Le marché du brut a déjà intégré l'embargo sur l'Iran, reste vigilant
L'embargo sur les exportations pétrolières iraniennes, décidé en janvier par l'Union européenne (UE), doit rentrer en vigueur ce dimanche, mais "il ne faut pas s'attendre à une réaction violente des prix du baril, car son impact a déjà été pris en compte", a estimé James Williams, analyste de WTRG Economics.
"Le marché ne va pas se réveiller lundi pour découvrir qu'il y a un embargo", a ironisé de son côté Harry Tchilinguirian, analyste chez BNP Paribas.
Les pays de l'UE, qui achetaient 20% des exportations iraniennes en 2011, "ont déjà pris leurs dispositions ces derniers mois pour s'assurer des sources d'approvisionnements alternatives" et ont donc déjà pratiquement mis fin à leur commerce avec l'Iran, a-t-il expliqué à l'AFP.
"Mais la grande question, c'est comment les sanctions de l'Europe vont aussi affecter les pays asiatiques", a-t-il reconnu.
LA CORÉE SUSPEND
Comme 85% des assurances des transports maritimes de pétrole dans le monde sont européennes, le Japon, l'Inde ou la Corée du sud, qui accaparaient en 2011 à eux trois 40% du brut iranien, subissent une forte pression pour se tourner vers d'autres fournisseurs.
La Corée du Sud a annoncé qu'elle allait "suspendre" ses importations d'Iran à partir du 1er juillet, tandis que le Japon a déjà réduit les siennes de 47% depuis un an.
Au total, en raison des sanctions, les exportations iraniennes ont déjà chuté de 40% ces six derniers mois, soit environ 1 million de barils par jour (mbj), selon l'Agence internationale de l'Energie (AIE).
Autant de barils qu'il faut remplacer: "mais il est plus facile pour les autres producteurs de compenser la perte de l'offre iranienne en raison du ralentissement de la demande mondiale" dans un contexte économique morose, a observé Julian Jessop, analyste de Capital Economics.
Si les sanctions sur l'Iran n'ont pas provoqué de pénurie sur le marché du brut, c'est aussi grâce à un fort gonflement de l'offre de la Libye, de l'Irak mais surtout de l'Arabie saoudite, premier exportateur mondial, dont l'offre dépasse depuis avril le niveau historique de 10 mbj.
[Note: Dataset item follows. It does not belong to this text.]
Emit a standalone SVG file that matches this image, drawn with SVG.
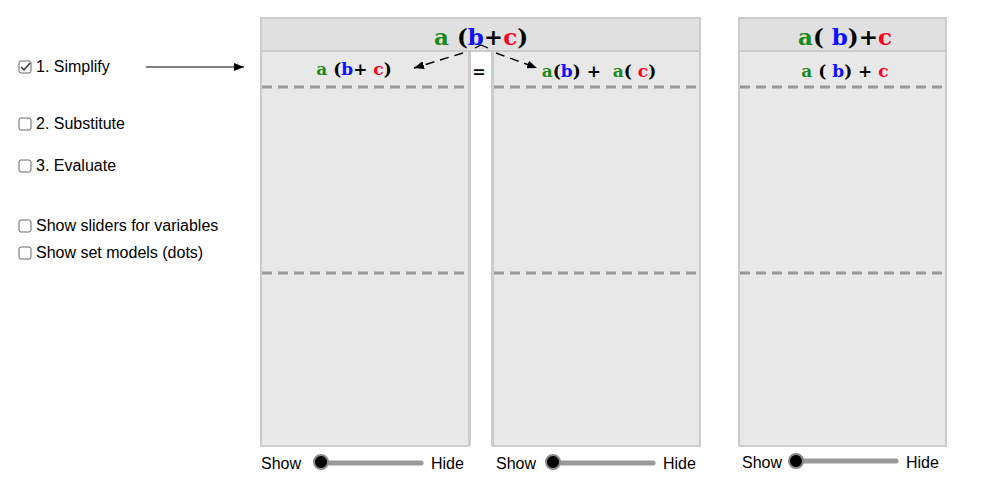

Le pays, soucieux de bien approvisionner le marché, a par ailleurs annoncé en mai avoir constitué des réserves de 80 millions de barils à cet effet.
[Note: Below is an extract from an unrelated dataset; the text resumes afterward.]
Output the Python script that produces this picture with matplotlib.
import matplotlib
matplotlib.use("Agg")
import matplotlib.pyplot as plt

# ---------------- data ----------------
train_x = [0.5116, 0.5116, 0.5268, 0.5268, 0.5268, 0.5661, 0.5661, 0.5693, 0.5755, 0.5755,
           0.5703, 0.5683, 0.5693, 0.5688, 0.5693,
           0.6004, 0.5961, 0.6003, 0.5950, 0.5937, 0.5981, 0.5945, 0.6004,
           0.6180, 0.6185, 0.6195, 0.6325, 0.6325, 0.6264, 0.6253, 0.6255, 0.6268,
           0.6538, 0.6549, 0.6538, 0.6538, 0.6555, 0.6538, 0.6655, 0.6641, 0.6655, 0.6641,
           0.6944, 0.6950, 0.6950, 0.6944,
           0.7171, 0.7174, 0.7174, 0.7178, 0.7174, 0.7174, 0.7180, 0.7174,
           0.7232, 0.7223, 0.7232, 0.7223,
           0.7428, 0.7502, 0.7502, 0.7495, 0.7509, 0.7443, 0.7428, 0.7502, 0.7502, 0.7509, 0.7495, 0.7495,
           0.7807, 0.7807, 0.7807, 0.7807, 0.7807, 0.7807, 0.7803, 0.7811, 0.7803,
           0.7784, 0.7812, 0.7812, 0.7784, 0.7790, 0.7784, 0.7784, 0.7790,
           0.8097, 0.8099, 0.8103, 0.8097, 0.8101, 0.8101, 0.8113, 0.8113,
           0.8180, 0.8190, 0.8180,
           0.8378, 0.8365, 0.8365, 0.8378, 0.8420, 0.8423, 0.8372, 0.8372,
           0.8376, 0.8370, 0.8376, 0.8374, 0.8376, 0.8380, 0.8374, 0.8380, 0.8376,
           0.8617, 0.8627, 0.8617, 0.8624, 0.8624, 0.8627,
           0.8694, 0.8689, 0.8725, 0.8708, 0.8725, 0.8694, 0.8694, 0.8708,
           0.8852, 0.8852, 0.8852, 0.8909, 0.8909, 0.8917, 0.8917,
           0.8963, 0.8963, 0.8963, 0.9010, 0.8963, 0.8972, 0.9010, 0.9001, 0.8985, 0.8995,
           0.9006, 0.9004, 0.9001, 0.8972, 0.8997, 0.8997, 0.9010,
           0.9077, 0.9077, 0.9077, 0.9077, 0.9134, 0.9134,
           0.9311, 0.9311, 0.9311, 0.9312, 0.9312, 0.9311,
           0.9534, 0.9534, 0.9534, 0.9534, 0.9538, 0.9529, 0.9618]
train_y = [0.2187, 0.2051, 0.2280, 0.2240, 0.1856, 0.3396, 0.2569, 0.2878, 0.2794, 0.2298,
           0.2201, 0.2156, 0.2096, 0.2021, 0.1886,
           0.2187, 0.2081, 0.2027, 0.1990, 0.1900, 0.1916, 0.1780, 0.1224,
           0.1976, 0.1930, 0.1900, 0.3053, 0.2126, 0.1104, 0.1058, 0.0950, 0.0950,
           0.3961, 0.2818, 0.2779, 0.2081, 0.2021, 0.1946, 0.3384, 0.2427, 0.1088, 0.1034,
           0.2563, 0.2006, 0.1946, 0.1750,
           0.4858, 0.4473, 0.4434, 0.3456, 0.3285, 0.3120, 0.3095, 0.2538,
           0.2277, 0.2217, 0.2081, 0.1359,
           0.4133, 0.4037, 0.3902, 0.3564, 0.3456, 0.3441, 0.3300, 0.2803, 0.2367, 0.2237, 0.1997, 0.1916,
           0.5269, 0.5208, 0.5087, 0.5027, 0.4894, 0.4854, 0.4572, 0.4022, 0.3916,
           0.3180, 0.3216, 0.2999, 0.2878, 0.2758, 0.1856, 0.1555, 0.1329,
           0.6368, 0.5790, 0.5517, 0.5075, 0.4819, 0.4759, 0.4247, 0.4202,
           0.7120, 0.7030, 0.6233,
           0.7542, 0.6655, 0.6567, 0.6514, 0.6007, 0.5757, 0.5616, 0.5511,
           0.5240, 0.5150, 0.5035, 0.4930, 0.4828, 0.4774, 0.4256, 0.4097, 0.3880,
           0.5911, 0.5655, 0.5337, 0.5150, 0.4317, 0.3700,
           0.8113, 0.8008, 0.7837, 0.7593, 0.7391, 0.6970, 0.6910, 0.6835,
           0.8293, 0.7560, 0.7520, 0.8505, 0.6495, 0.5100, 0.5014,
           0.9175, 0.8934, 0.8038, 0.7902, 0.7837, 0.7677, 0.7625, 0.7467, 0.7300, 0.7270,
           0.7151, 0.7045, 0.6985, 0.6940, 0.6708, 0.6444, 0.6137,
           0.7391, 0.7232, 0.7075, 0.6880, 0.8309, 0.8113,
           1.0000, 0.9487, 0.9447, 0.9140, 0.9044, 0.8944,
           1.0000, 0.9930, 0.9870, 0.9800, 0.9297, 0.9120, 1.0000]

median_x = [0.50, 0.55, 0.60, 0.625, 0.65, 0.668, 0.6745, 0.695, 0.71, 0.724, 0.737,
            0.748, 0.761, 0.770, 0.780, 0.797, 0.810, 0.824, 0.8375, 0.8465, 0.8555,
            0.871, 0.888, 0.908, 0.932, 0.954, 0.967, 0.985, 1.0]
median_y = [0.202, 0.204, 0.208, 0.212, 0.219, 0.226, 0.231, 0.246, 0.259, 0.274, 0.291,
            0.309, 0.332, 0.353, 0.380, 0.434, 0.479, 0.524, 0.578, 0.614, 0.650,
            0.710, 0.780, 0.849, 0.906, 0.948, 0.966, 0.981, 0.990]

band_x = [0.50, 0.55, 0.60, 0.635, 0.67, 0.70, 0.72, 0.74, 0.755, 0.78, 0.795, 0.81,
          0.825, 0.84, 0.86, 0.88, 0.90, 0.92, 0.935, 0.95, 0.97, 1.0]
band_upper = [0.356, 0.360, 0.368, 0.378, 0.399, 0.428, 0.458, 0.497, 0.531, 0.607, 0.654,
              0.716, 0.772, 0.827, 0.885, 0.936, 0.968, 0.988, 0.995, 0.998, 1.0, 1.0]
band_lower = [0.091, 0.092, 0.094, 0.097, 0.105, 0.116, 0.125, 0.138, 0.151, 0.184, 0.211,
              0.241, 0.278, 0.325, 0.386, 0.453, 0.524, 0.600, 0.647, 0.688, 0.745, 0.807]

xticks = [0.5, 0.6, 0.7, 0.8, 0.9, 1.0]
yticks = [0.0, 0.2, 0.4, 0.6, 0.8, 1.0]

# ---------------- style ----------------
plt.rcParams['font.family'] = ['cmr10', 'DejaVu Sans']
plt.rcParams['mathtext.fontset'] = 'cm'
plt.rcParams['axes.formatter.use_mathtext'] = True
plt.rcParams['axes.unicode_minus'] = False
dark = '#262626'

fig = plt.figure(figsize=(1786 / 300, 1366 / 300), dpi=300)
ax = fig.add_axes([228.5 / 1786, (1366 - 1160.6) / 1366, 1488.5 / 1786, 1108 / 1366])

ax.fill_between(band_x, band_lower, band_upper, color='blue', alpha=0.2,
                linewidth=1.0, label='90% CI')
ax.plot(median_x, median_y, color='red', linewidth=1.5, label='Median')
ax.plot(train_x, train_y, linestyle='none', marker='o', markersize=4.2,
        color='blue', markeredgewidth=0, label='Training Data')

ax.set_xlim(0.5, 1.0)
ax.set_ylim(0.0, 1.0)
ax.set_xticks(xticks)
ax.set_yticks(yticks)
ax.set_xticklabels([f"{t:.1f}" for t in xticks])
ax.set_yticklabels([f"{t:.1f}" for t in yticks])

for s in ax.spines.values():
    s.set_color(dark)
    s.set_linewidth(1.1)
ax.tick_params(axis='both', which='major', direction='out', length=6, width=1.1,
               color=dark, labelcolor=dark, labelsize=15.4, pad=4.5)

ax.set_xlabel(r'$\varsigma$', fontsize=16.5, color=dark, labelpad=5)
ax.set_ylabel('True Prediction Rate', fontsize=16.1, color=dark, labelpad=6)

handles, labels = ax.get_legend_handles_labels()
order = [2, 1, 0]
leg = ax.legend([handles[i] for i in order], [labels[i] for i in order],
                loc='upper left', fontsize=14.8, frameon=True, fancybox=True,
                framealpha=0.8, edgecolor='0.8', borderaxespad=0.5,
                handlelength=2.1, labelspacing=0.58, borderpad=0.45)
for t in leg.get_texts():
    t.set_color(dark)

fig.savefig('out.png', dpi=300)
Cette abondance apparente d'or noir, qui a gonflé les stocks mondiaux face à une consommation terne, a contribué à faire dégringoler les cours du baril, qui ont chuté à Londres de 30%, depuis un sommet à 128 dollars début mars.
MARCHÉ VULNÉRABLE À DE NOUVEAUX CHOCS
Mais les risques à plus long terme restent réels: "le surplus de l'offre saoudienne peut être vu comme une simple précaution" anticipant une baisse encore plus prononcée de la production iranienne, ont averti les analystes de Barclays Capital.
De plus, les Saoudiens se préoccupent aussi de leur propre consommation nationale de brut, qui augmente en été de quelque 500'000 barils par rapport à l'hiver pour alimenter leurs systèmes de climatisation, ce qui entame les marges d'exportation du pays, a renchéri Torbjorn Kjus, de DNB Markets.
Enfin, les efforts de l'Arabie pour pomper davantage réduisent d'autant ses capacités de production non utilisées et rendent le marché bien plus vulnérable à de nouveaux chocs.
"Si ces capacités excédentaires de l'Opep tombent en-dessous de 2 mbj, elles ne seront plus nécessairement suffisantes pour faire face à d'autres interruptions imprévues de l'offre de brut" ailleurs dans le monde "et ça rendra le marché nerveux", a souligné Harry Tchilinguirian.